Asked about the Taylor case, Joe Biden, the Democratic presidential nominee, said he hoped for peaceful demonstrations, but rankled some activists by singling out protesters in Louisville and associated their cause with violence.

Cameron said the state’s investigation determined the officers’ use of force was “justified” because they had been fired upon first, by Kenneth Walker, Taylor’s boyfriend. Walker has sued Louisville police and disputed their version of events.

Cameron said the investigation uncovered one witness who heard the detectives identify themselves, disputing earlier reports that a “no-knock” warrant was being served. However, Taylor family attorneys have disputed this, and police were not wearing body cameras.

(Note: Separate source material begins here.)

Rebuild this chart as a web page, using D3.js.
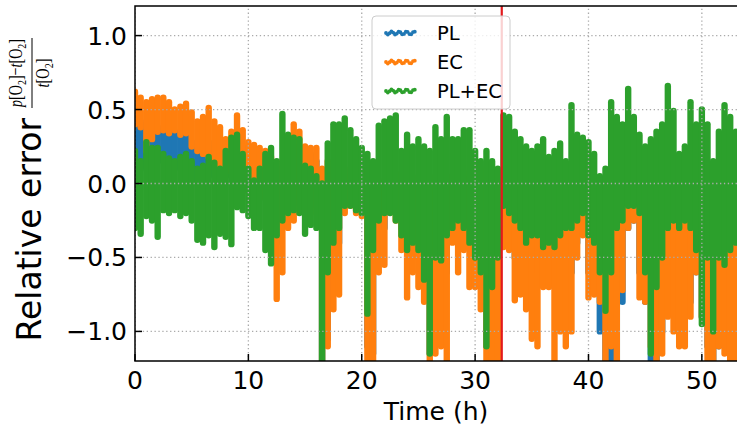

Inside the Kentucky History Center, the state’s top law enforcement official was explaining why Breonna Taylor’s death was a tragedy, but not a crime.

Attorney General Daniel Cameron (R) had reviewed the evidence. He had studied the law. He had come to a conclusion about how justice could best be served, and it didn’t involve prosecuting police officers for shooting to death the 26-year-old emergency room technician in her apartment after midnight on March 13.

The two officers at her door that night, Cameron said, were “justified” in using force to defend themselves after Taylor’s boyfriend — fearing an intruder, not the police, was breaking into the apartment — fired on them.

But even as he spoke, a very different judgment was already coming in on the streets of Louisville. Hundreds of people were marching through an otherwise deserted downtown. Some shouted obscenities at police. Others lit a trash can on fire.